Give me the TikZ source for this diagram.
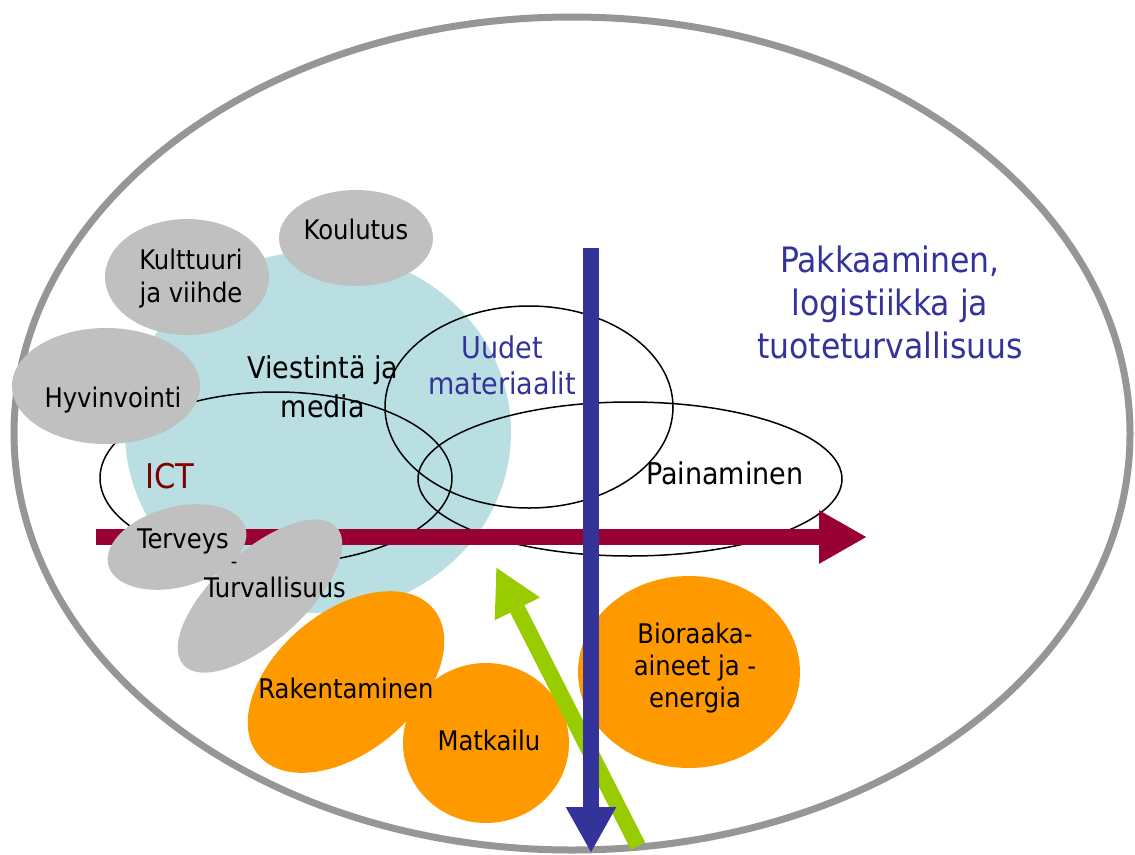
\documentclass[tikz,border=0pt]{standalone}
\usepackage{fontspec}
\usetikzlibrary{shapes.geometric,arrows.meta}
\newfontfamily\labelfont{DejaVu Sans Condensed}

\definecolor{ringgray}{HTML}{969696}
\definecolor{blobgray}{HTML}{C0C0C0}
\definecolor{cyanblob}{HTML}{B9DFE3}
\definecolor{orangeblob}{HTML}{FF9900}
\definecolor{crimson}{HTML}{990033}
\definecolor{navy}{HTML}{333399}
\definecolor{lime}{HTML}{99CC00}
\definecolor{ictred}{HTML}{800000}

\tikzset{
  blob/.style={ellipse, inner sep=0pt, draw=none},
  graybl/.style={blob, fill=blobgray},
  orangebl/.style={blob, fill=orangeblob},
  ring/.style={ellipse, inner sep=0pt, draw=black, line width=1.5pt},
  % anchor=base sits on the baseline of the last line
  lbl/.style={inner sep=0pt, anchor=base, align=center,
    font=\labelfont\fontsize{27}{33}\selectfont},
  lblmid/.style={lbl, font=\labelfont\fontsize{30}{39}\selectfont},
  bigarrow/.style={line width=16pt},
}

\begin{document}
\begin{tikzpicture}[x=1pt,y=-1pt]
\useasboundingbox (0,0) rectangle (1135,854);

% outer frame
\node[ellipse, inner sep=0pt, draw=ringgray, line width=7pt,
      minimum width=1116pt, minimum height=833pt] (outer) at (572,433.5) {};

% communication and media area
\node[blob, fill=cyanblob, minimum width=386pt, minimum height=362pt] (media) at (318,432) {};

% outlined fields
\node[ring, minimum width=352pt, minimum height=172pt] (ictring) at (276,478) {};
\node[ring, minimum width=288pt, minimum height=202pt] (matring) at (529,407) {};
\node[ring, minimum width=424pt, minimum height=154pt] (printring) at (630,479) {};

% grey fields
\node[graybl, minimum width=154pt, minimum height=96pt] (koulutus) at (356,238) {};
\node[graybl, minimum width=164pt, minimum height=116pt] (kulttuuri) at (187,277) {};
\node[graybl, minimum width=188pt, minimum height=116pt] (hyvinvointi) at (106,386) {};

% horizontal arrow
\coordinate (hstart) at (96,537);
\coordinate (hend) at (867,537);
\draw[bigarrow, crimson, -{Triangle[length=48pt,width=50pt]}] (hstart) -- (hend);

\node[graybl, minimum width=142pt, minimum height=80pt, rotate=15] (terveys) at (177,547) {};
\node[graybl, minimum width=206pt, minimum height=90pt, rotate=42] (turva) at (260,596) {};

% orange fields
\node[orangebl, minimum width=228pt, minimum height=140pt, rotate=40] (rakent) at (346,682) {};
\node[orangebl, minimum width=166pt, minimum height=160pt] (matkailu) at (486,743) {};
\node[orangebl, minimum width=222pt, minimum height=192pt] (bio) at (689,672) {};

% rising arrow
\coordinate (gstart) at (638,846);
\coordinate (gend) at (496,567);
\draw[bigarrow, lime, -{Triangle[length=47pt,width=47pt]}] (gstart) -- (gend);

% vertical arrow
\coordinate (vstart) at (591,248);
\coordinate (vend) at (591,853);
\draw[bigarrow, navy, -{Triangle[length=46pt,width=47pt]}] (vstart) -- (vend);

% labels
\node[lbl] (tKoulutus) at (356,239) {Koulutus};
\node[lbl] (tKulttuuri) at (191,302) {Kulttuuri\\ja viihde};
\node[lbl] (tHyvinvointi) at (113,407) {Hyvinvointi};
\node[lblmid] (tViestinta) at (323,417) {Viestintä ja\\media};
\node[lbl, font=\labelfont\fontsize{34}{40}\selectfont, text=ictred] (tICT) at (170,488) {ICT};
\node[lbl] (tTerveys) at (183,548) {Terveys};
\node[lbl, font=\labelfont\fontsize{20}{24}\selectfont] (tDash) at (234,568) {-};
\node[lbl] (tTurva) at (275,597) {Turvallisuus};
\node[lblmid, font=\labelfont\fontsize{30}{36}\selectfont, text=navy] (tUudet) at (502,394) {Uudet\\materiaalit};
\node[lblmid] (tPainaminen) at (725,484) {Painaminen};
\node[lbl, font=\labelfont\fontsize{35}{43}\selectfont, text=navy] (tPakkaaminen) at (890,358)
  {Pakkaaminen,\\logistiikka ja\\tuoteturvallisuus};
\node[lbl] (tRakent) at (346,698) {Rakentaminen};
\node[lbl] (tMatkailu) at (489,750) {Matkailu};
\node[lbl, font=\labelfont\fontsize{27}{32}\selectfont] (tBio) at (695,707) {Bioraaka-\\aineet ja -\\energia};
\end{tikzpicture}
\end{document}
======
> [What is being asked] Write out the lines from the start of the material to the line with "minimum width=188pt, minimum", inclusive and exactly. Skip the pictures.

> [The completed task]
Give me the TikZ source for this diagram.
\documentclass[tikz,border=0pt]{standalone}
\usepackage{fontspec}
\usetikzlibrary{shapes.geometric,arrows.meta}
\newfontfamily\labelfont{DejaVu Sans Condensed}

\definecolor{ringgray}{HTML}{969696}
\definecolor{blobgray}{HTML}{C0C0C0}
\definecolor{cyanblob}{HTML}{B9DFE3}
\definecolor{orangeblob}{HTML}{FF9900}
\definecolor{crimson}{HTML}{990033}
\definecolor{navy}{HTML}{333399}
\definecolor{lime}{HTML}{99CC00}
\definecolor{ictred}{HTML}{800000}

\tikzset{
  blob/.style={ellipse, inner sep=0pt, draw=none},
  graybl/.style={blob, fill=blobgray},
  orangebl/.style={blob, fill=orangeblob},
  ring/.style={ellipse, inner sep=0pt, draw=black, line width=1.5pt},
  % anchor=base sits on the baseline of the last line
  lbl/.style={inner sep=0pt, anchor=base, align=center,
    font=\labelfont\fontsize{27}{33}\selectfont},
  lblmid/.style={lbl, font=\labelfont\fontsize{30}{39}\selectfont},
  bigarrow/.style={line width=16pt},
}

\begin{document}
\begin{tikzpicture}[x=1pt,y=-1pt]
\useasboundingbox (0,0) rectangle (1135,854);

% outer frame
\node[ellipse, inner sep=0pt, draw=ringgray, line width=7pt,
      minimum width=1116pt, minimum height=833pt] (outer) at (572,433.5) {};

% communication and media area
\node[blob, fill=cyanblob, minimum width=386pt, minimum height=362pt] (media) at (318,432) {};

% outlined fields
\node[ring, minimum width=352pt, minimum height=172pt] (ictring) at (276,478) {};
\node[ring, minimum width=288pt, minimum height=202pt] (matring) at (529,407) {};
\node[ring, minimum width=424pt, minimum height=154pt] (printring) at (630,479) {};

% grey fields
\node[graybl, minimum width=154pt, minimum height=96pt] (koulutus) at (356,238) {};
\node[graybl, minimum width=164pt, minimum height=116pt] (kulttuuri) at (187,277) {};
\node[graybl, minimum width=188pt, minimum height=116pt] (hyvinvointi) at (106,386) {};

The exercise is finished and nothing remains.